Previously published in the Hughson Chronicle-Denair Dispatch.
There will be a lot of decisions to make this season. Should I go to this event? Take on this activity? Host this dinner? Take that trip?
Mine is the type of personality to get an inspiration and dive in. Because my inclinations were never for risky behaviors, it was safe to say I could just back out of if things did not work out. What do I have to lose? What is the worst that could happen?
When my husband and I married we moved to Virginia for me to attend graduate school. Why wait to start a family? I knew other students with a child or two, and another on the way. Taking risks meant being open to readjusting the plan, and not lamenting too much over it. That was the most consistent plan in my life, other than serving God and family.
The first step for me is to consider what do I really want? Do I want an intellectual activity to stimulate thought? Do I want a business endeavor to contribute to my family? Perhaps I am looking for light-hearted company and conversation? Or perhaps I am looking for a way to give of myself and from my experiences that take place outside the home. Maybe all I want is to get outside the home without spending money. When I know what I want, I can start to assess my options.
There was a time in my life when it was easy to make commitments. All I needed to do was assess how much time I have. Now I can only make commitments with a return policy because family circumstances require sudden cancellation at times.
I wanted community, and I wanted to give and have a place to go. I decided to get more involved in the Young Ladies Institute (YLI) at St. Anthony’s here in Hughson. It has so many things I have been looking for: community, close locale, and a way to give.
My urge is to organize and lead events, but I might have to cancel. So I will co-chair. That way, if I need to disappear, I have a backup. The more honest I am about my limitations, the better decisions I make.
I know another woman who is making decisions about her commitments. Her method is to look in one direction, YLI will be her “thing” and she will look away from other options that arise. This frees her up to volunteer for this or that. She can assess her availability based on her young children and husband’s work schedule. It works.
Another friend, who experiences fatigue, has to make decisions based on her energy level. She plans no more than two activities a week in order to conserve energy for taking care of her young kids.
What do I want and what conditions do I need to do it? Knowing these things ahead of time helps prepare me for those moments when I need to decide quickly.
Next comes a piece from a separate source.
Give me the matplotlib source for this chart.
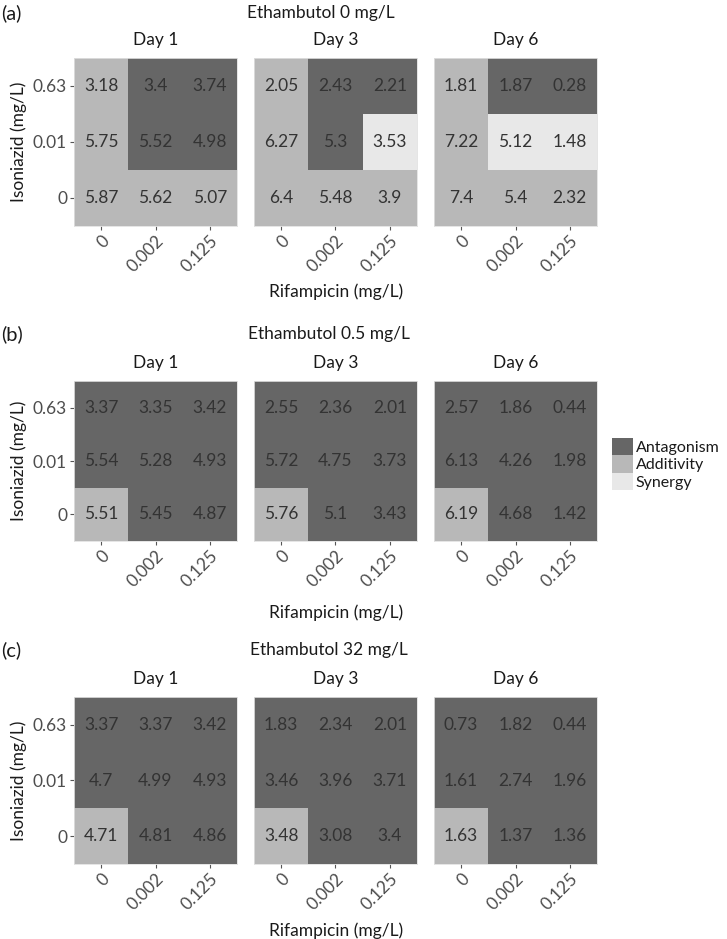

Emily P. Freeman, author of Simple Tuesdays and A Million Little Ways, in consider pro/con lists, encourages the reader to first make a list of priorities. What are the things that are most important to me, and in what order? An activity might sound great for me, but if it is a strain for my spouse, and my spouse is more important than the activity, then that “con” weighs more.
When we know what is important to us, too, it strengthens us for the times when it is difficult to say no: when we are needed, when no one else is stepping up, when someone asks for help. Awareness of priorities (like caring for my children) can help make sense of why other commitments matter (like self-care away from home so I can better care for my children).
I change plans less often with this in mind. There still may be cancellations, but only because one priority trumps another. Most people are understanding of that. And frankly, if they are not, then they probably should probably move down a place or two on the list.